▶ [AIM] Using the entries shown below, output the line containing "Recreate this image", the line containing "34.34, 33.31, 32.43]", and every line between them, exactly. Pictures are omitted.

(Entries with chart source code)
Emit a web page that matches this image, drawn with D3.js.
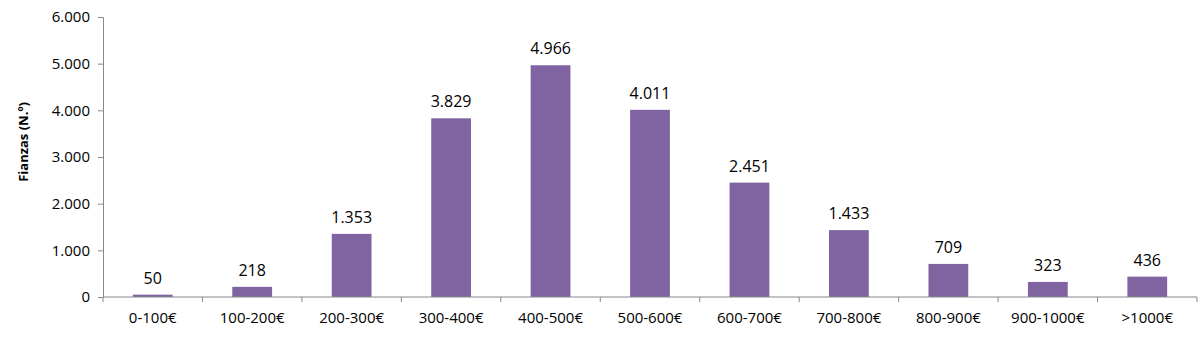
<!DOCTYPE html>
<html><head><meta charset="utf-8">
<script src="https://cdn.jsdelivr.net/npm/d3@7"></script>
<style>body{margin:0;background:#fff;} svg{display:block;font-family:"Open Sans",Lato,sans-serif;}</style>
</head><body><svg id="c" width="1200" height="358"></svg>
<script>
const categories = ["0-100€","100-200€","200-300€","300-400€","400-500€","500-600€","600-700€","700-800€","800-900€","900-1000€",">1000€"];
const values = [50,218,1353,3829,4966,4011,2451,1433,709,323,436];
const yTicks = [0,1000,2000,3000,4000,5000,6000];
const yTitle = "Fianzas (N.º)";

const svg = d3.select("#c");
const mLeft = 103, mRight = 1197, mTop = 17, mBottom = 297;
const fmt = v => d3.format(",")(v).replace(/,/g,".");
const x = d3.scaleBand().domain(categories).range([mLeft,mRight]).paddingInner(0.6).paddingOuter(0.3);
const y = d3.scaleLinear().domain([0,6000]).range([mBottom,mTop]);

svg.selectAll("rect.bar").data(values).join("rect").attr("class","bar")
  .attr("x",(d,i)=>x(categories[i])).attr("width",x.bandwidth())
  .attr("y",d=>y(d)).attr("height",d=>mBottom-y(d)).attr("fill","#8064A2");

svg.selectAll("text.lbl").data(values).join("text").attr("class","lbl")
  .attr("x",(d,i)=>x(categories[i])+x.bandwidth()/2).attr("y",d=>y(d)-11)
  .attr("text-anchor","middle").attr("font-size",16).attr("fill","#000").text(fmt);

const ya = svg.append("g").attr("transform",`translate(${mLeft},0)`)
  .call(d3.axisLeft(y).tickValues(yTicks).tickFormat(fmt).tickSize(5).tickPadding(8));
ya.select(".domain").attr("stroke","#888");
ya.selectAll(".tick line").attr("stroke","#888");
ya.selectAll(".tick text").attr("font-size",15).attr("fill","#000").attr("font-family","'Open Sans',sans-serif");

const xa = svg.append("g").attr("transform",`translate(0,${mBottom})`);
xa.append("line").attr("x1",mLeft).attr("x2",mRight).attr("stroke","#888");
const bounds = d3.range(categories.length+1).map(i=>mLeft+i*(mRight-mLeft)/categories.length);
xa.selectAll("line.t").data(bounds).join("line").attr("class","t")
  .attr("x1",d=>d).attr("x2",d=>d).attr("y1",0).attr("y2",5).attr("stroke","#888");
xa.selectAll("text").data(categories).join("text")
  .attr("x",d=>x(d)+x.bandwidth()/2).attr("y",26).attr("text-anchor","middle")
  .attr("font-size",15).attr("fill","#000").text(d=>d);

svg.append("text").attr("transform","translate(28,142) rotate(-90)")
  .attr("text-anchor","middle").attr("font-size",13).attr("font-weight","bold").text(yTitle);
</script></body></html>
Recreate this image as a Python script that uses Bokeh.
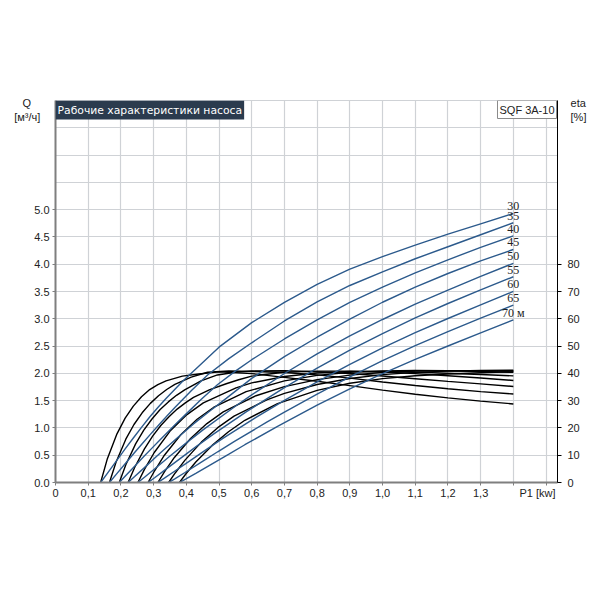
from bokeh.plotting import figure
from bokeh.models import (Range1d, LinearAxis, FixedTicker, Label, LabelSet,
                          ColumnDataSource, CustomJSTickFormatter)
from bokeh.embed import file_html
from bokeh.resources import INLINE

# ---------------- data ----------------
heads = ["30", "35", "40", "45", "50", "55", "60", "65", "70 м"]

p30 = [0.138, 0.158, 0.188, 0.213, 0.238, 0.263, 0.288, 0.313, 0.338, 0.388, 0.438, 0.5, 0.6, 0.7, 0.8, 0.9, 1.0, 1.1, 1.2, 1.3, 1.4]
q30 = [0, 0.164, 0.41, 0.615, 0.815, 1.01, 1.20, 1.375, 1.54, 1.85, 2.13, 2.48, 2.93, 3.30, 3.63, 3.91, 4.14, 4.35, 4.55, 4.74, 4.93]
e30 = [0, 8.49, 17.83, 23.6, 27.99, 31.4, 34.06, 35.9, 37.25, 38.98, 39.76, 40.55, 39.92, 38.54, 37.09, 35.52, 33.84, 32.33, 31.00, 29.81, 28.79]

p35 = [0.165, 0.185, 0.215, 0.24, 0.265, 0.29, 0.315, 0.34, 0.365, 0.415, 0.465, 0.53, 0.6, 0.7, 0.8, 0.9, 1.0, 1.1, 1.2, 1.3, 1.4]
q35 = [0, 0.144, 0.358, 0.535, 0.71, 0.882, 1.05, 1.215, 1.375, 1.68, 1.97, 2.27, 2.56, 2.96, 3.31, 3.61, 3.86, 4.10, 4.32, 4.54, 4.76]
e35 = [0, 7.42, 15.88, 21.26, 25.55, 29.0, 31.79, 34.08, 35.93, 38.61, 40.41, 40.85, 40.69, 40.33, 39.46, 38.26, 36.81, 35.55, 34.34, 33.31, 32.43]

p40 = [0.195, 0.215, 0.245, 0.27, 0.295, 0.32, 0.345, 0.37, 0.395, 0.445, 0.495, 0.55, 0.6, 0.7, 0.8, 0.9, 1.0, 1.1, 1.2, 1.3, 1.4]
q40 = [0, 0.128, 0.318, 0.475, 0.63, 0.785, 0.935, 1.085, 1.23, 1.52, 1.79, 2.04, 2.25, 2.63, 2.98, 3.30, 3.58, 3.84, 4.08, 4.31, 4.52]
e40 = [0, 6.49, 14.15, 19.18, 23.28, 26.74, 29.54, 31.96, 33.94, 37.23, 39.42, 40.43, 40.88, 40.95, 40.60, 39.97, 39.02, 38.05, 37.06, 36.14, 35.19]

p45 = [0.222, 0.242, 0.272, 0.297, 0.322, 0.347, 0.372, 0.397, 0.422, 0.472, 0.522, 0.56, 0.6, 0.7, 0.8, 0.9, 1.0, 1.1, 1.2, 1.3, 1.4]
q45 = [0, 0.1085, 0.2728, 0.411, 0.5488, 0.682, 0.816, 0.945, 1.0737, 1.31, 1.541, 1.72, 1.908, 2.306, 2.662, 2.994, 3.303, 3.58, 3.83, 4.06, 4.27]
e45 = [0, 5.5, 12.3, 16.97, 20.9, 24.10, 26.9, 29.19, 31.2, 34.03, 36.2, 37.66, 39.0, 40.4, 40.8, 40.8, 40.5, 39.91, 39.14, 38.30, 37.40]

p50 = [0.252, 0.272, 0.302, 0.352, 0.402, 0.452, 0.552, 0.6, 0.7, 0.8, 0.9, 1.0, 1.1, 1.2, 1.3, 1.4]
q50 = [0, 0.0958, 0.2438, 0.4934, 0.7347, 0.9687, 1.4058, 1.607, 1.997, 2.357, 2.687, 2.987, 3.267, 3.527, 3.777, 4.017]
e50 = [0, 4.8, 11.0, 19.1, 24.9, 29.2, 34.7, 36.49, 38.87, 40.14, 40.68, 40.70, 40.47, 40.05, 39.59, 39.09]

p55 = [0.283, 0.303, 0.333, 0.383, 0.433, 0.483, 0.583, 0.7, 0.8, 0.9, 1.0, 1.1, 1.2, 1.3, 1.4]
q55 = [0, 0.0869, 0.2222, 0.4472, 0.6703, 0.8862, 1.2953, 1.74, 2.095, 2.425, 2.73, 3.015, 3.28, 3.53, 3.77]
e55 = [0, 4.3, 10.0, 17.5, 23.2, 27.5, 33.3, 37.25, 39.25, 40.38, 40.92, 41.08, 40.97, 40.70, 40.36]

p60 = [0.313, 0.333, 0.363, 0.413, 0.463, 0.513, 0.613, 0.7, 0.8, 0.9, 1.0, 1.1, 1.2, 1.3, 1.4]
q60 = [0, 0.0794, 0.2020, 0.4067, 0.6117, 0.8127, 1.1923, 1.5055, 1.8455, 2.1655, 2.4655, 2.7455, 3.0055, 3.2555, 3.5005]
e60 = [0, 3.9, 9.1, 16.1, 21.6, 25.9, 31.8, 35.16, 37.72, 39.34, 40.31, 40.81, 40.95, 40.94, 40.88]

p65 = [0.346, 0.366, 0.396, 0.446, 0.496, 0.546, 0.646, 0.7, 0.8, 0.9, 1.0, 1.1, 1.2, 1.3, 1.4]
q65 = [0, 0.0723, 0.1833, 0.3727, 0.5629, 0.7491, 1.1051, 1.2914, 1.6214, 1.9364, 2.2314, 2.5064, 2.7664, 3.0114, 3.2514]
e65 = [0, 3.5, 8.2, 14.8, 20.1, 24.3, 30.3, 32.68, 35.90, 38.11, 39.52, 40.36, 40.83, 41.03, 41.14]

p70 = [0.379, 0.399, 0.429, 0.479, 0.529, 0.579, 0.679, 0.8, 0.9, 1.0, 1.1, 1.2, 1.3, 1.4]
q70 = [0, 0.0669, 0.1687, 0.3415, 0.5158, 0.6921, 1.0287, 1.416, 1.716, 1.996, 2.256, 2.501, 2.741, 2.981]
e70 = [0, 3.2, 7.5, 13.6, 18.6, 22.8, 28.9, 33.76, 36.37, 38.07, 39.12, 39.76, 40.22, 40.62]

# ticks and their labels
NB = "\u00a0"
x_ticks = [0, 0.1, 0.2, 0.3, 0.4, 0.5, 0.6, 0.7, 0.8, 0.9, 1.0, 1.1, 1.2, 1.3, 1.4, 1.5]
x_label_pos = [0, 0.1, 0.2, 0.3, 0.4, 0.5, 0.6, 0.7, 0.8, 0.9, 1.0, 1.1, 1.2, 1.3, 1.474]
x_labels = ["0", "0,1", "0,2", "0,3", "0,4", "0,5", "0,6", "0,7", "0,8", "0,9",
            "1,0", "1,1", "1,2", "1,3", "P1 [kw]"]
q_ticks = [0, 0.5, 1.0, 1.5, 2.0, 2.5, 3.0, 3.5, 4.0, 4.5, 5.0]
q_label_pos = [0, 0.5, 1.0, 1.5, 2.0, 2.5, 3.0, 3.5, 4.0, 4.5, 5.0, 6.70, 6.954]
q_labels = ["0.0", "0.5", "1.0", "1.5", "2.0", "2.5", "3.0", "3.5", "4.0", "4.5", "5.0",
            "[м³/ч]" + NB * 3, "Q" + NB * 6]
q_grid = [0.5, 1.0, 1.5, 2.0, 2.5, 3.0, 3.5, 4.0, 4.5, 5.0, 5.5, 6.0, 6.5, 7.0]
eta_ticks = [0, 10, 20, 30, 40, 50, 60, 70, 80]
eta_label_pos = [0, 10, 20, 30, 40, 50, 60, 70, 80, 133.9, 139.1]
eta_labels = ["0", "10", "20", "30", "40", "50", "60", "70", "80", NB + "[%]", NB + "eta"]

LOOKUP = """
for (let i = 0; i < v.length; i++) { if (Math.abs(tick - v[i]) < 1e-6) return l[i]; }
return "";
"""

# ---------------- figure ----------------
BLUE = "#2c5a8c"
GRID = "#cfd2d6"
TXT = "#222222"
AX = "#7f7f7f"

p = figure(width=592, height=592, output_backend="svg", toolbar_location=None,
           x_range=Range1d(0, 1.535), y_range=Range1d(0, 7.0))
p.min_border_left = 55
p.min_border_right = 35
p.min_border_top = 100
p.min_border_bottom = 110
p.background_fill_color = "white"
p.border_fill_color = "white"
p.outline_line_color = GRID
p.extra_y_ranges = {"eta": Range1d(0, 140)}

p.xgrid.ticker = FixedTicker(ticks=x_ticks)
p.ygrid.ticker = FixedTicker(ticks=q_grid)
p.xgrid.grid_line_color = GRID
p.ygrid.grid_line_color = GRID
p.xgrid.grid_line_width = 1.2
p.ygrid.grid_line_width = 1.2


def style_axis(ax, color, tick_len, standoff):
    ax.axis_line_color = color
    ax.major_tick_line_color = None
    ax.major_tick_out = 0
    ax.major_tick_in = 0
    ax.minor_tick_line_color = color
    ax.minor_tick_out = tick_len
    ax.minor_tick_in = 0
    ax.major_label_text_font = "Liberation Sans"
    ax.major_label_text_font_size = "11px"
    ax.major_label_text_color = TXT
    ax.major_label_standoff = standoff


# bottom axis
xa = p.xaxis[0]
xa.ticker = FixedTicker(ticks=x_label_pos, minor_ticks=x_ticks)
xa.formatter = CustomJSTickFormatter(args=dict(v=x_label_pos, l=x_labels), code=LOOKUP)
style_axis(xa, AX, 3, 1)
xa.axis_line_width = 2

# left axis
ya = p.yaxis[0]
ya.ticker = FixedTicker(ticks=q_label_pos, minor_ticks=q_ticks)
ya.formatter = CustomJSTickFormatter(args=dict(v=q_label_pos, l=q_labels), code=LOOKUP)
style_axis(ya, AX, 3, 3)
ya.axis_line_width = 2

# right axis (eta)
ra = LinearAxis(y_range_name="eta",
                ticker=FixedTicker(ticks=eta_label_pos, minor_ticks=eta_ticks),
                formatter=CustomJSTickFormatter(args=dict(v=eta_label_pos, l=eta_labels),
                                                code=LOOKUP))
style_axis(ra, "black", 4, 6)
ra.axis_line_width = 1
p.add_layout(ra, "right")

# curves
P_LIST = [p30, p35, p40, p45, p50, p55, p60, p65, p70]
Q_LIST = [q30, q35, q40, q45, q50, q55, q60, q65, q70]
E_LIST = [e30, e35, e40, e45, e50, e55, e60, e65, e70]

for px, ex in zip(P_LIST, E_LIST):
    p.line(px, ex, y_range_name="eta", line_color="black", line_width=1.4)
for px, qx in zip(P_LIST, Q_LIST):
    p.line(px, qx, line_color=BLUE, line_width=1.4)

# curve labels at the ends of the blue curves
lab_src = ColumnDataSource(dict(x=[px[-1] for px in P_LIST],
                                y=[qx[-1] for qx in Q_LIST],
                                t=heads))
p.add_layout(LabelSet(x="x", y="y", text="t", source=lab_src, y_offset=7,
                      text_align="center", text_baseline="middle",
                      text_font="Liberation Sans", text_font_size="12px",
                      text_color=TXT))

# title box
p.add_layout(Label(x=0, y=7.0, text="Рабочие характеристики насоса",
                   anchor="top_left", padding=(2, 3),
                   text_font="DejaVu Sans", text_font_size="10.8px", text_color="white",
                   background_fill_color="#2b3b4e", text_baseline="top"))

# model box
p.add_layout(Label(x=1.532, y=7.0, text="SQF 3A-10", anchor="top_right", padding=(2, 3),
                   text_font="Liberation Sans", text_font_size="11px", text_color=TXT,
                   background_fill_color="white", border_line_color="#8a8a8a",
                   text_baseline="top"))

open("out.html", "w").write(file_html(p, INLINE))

▶ [FINISHED ANSWER]
Recreate this image as a Python script that uses Bokeh.
from bokeh.plotting import figure
from bokeh.models import (Range1d, LinearAxis, FixedTicker, Label, LabelSet,
                          ColumnDataSource, CustomJSTickFormatter)
from bokeh.embed import file_html
from bokeh.resources import INLINE

# ---------------- data ----------------
heads = ["30", "35", "40", "45", "50", "55", "60", "65", "70 м"]

p30 = [0.138, 0.158, 0.188, 0.213, 0.238, 0.263, 0.288, 0.313, 0.338, 0.388, 0.438, 0.5, 0.6, 0.7, 0.8, 0.9, 1.0, 1.1, 1.2, 1.3, 1.4]
q30 = [0, 0.164, 0.41, 0.615, 0.815, 1.01, 1.20, 1.375, 1.54, 1.85, 2.13, 2.48, 2.93, 3.30, 3.63, 3.91, 4.14, 4.35, 4.55, 4.74, 4.93]
e30 = [0, 8.49, 17.83, 23.6, 27.99, 31.4, 34.06, 35.9, 37.25, 38.98, 39.76, 40.55, 39.92, 38.54, 37.09, 35.52, 33.84, 32.33, 31.00, 29.81, 28.79]

p35 = [0.165, 0.185, 0.215, 0.24, 0.265, 0.29, 0.315, 0.34, 0.365, 0.415, 0.465, 0.53, 0.6, 0.7, 0.8, 0.9, 1.0, 1.1, 1.2, 1.3, 1.4]
q35 = [0, 0.144, 0.358, 0.535, 0.71, 0.882, 1.05, 1.215, 1.375, 1.68, 1.97, 2.27, 2.56, 2.96, 3.31, 3.61, 3.86, 4.10, 4.32, 4.54, 4.76]
e35 = [0, 7.42, 15.88, 21.26, 25.55, 29.0, 31.79, 34.08, 35.93, 38.61, 40.41, 40.85, 40.69, 40.33, 39.46, 38.26, 36.81, 35.55, 34.34, 33.31, 32.43]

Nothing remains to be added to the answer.